Business Risk: Definition, Examples & Why It Matters

Snapshot

Business risk is the risk inherent to a company's operational environment that can affect its profitability and sustainability, excluding financial risks like debt obligations.

What is Business Risk?

Business risk refers to the possibility that a company may experience lower profits or even losses due to operational factors intrinsic to its business activities. This encompasses risks arising from factors such as market demand fluctuations, competition, production costs, regulatory changes, and management decisions. Unlike financial risk, which pertains to the structure of a company's financing (such as debt levels), business risk focuses solely on elements related to the core business functions. In finance and wealth management, understanding business risk is vital for evaluating the stability and growth potential of investments in operating companies or privately held businesses. In practical terms, business risk influences the variability and predictability of cash flows a business can generate. Companies operating in volatile industries, with high competition or rapid technological changes, typically carry higher business risk. Conversely, firms in stable, mature industries with predictable demand often have lower business risk. Investors and advisors analyze business risk to determine the appropriate valuation, risk-adjusted return expectations, and strategic fit within a portfolio or family office holdings.

Why Business Risk Matters for Family Offices

Assessing business risk is critical when considering investments in private companies or family-operated businesses, as it directly impacts expected returns and the potential for capital preservation. High business risk may necessitate more conservative valuation metrics or the need for enhanced due diligence to understand operational strengths and weaknesses. Furthermore, awareness of business risk supports the development of risk mitigation strategies, such as diversification or operational improvements, which are essential for preserving wealth and achieving long-term financial goals. From a governance perspective, business risk affects decision-making frameworks around succession planning, management oversight, and contingency strategies. Understanding the operational risks enables wealth managers and advisors to integrate this knowledge into tax planning, reporting accuracy, and aligned investment strategies that reflect the unique risk profile of the family office's portfolio.

Examples of Business Risk in Practice

Consider a family office evaluating an investment in a manufacturing company. The company faces business risks such as fluctuating raw material costs, technological obsolescence, and regulatory compliance. If the cost of steel suddenly increases by 20%, this could reduce profit margins significantly unless the company passes costs on to customers. Such operational vulnerabilities exemplify business risk. If the company has no debt, the financial risk is minimal, but the business risk remains impactful on investment returns.

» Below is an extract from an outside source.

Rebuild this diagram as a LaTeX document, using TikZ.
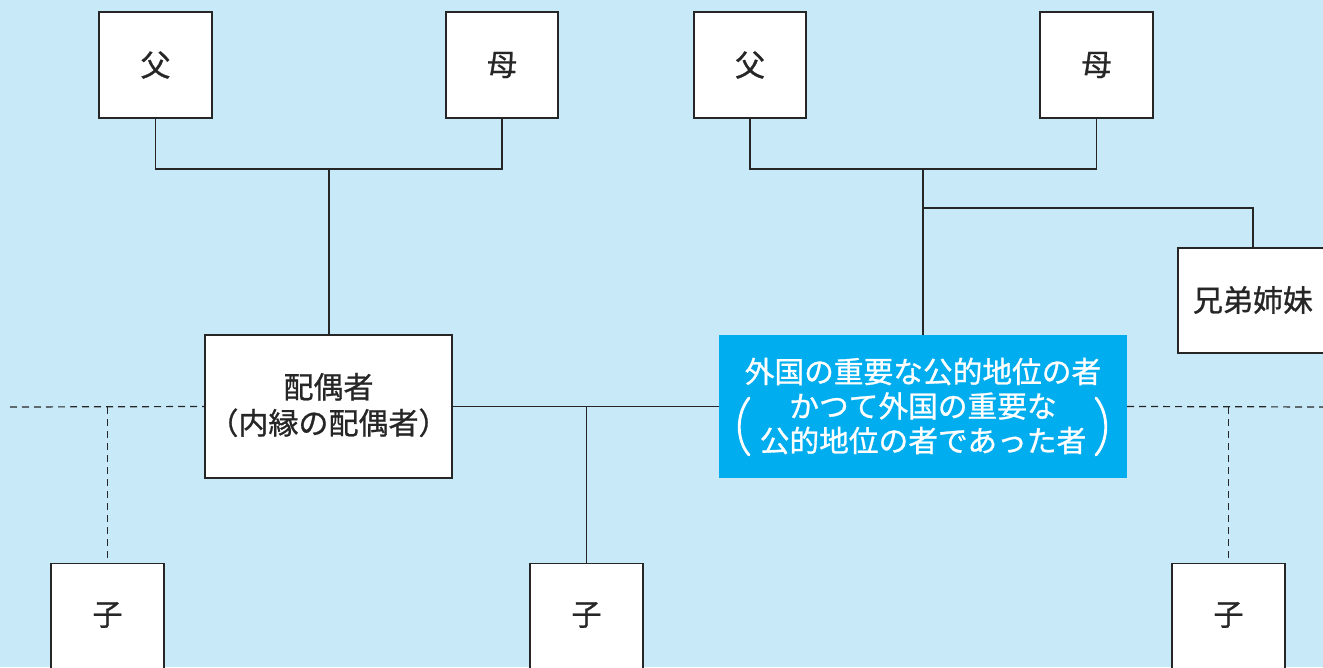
\documentclass[tikz,border=0pt]{standalone}
\usepackage{fontspec}
\newfontfamily\jp[FakeBold=0.9]{Noto Sans CJK JP}
\definecolor{bgblue}{HTML}{C7E9F8}
\definecolor{boxblue}{HTML}{00ADEE}
\definecolor{ink}{HTML}{262626}
\begin{document}
\begin{tikzpicture}[x=1pt,y=-1pt,
  conn/.style={draw=ink,line width=1.3pt},
  dconn/.style={draw=ink,line width=1.2pt,dash pattern=on 7pt off 5pt},
  wbox/.style={draw=ink,fill=white,line width=1.3pt,inner sep=0pt},
  lbl/.style={font=\jp\fontsize{30}{36}\selectfont,text=ink,align=center,inner sep=0pt},
  wlbl/.style={font=\jp\fontsize{29.7}{34.5}\selectfont,text=white,align=center,inner sep=0pt},
  paren/.style={draw=white,line width=2.8pt,line cap=round}]
\clip (0,0) rectangle (1323,667);
\fill[bgblue] (0,0) rectangle (1323,667);
% top boxes
\node[wbox,minimum width=113pt,minimum height=106pt] (fL) at (155.5,65) {};
\node[lbl] (fLt) at (155.5,65) {父};
\node[wbox,minimum width=112pt,minimum height=106pt] (mL) at (502,65) {};
\node[lbl] (mLt) at (502,65) {母};
\node[wbox,minimum width=112pt,minimum height=106pt] (fR) at (750,65) {};
\node[lbl] (fRt) at (750,65) {父};
\node[wbox,minimum width=113pt,minimum height=106pt] (mR) at (1096.5,65) {};
\node[lbl] (mRt) at (1096.5,65) {母};
% siblings
\node[wbox,minimum width=150pt,minimum height=105pt] (sib) at (1253,300.5) {};
\node[lbl] (sibt) at (1253,300) {兄弟姉妹};
% spouse
\node[wbox,minimum width=247pt,minimum height=143pt] (sp) at (328.5,406.5) {};
\node[lbl] (spt) at (328.5,405) {配偶者\\（内縁の配偶者）};
% PEP box
\node[fill=boxblue,minimum width=408pt,minimum height=143pt,inner sep=0pt] (pep) at (923,406.5) {};
\node[wlbl] (pept) at (923,406) {外国の重要な公的地位の者\\かつて外国の重要な\\公的地位の者であった者};
\draw[paren] (749,398) .. controls (736,414) and (736,440) .. (749,455);
\draw[paren] (1096,398) .. controls (1109,414) and (1109,440) .. (1096,455);
% children
\node[wbox,minimum width=113pt,minimum height=130pt,anchor=north] (k1) at (107.5,563) {};
\node[lbl] (k1t) at (107.5,615) {子};
\node[wbox,minimum width=113pt,minimum height=130pt,anchor=north] (k2) at (586.5,563) {};
\node[lbl] (k2t) at (586.5,615) {子};
\node[wbox,minimum width=113pt,minimum height=130pt,anchor=north] (k3) at (1228.5,563) {};
\node[lbl] (k3t) at (1228.5,615) {子};
% junctions
\coordinate (j1) at (329,169);
\coordinate (j2) at (923,169);
\coordinate (j3) at (923,208);
\coordinate (j4) at (586.5,407);
\coordinate (j5) at (107.5,407);
\coordinate (j6) at (1228.5,407);
\coordinate (lend) at (10,407);
\coordinate (rend) at (1330,407);
% connectors
\draw[conn] (fL.south) |- (j1) -| (mL.south);
\draw[conn] (j1) -- (j1 |- sp.north);
\draw[conn] (fR.south) |- (j2) -| (mR.south);
\draw[conn] (j2) -- (j2 |- pep.north);
\draw[conn] (j3) -| (sib.north);
\draw[conn] (sp.east) -- (pep.west);
\draw[conn] (j4) -- (k2.north);
\draw[dconn] (lend) -- (sp.west);
\draw[dconn] (j5) -- (k1.north);
\draw[dconn] (pep.east) -- (rend);
\draw[dconn] (j6) -- (k3.north);
\end{tikzpicture}
\end{document}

Business Risk vs. Related Concepts

Business Risk vs Financial Risk

While business risk pertains to the inherent risks in a company's operations that affect its profitability, financial risk deals with the risks arising from a company's capital structure and its use of debt financing. Business risk affects the variability of operating income, whereas financial risk relates to the potential difficulties in meeting debt obligations due to leverage. Investors must distinguish between the two, as business risk is operational in nature and financial risk is associated with financial management decisions.

Business Risk FAQs & Misconceptions

What factors contribute to business risk?

Business risk arises from factors like market competition, changes in consumer demand, supply chain disruptions, regulatory changes, technological advancements, and operational inefficiencies. These factors can cause fluctuations in a company's profitability independent of its capital structure.

How does business risk differ from financial risk?

Business risk relates to the inherent uncertainties in a company's operational activities affecting its earnings before interest and taxes, whereas financial risk is associated with the company's use of debt and the obligation to meet financial commitments. Business risk can exist even without debt, but financial risk emerges primarily from leverage.

Why is understanding business risk important for a family office?

Understanding business risk helps a family office better assess the stability and long-term viability of its direct investments in operating businesses, enabling more informed decisions on portfolio allocation, risk mitigation, and aligning investments with family wealth objectives and governance priorities.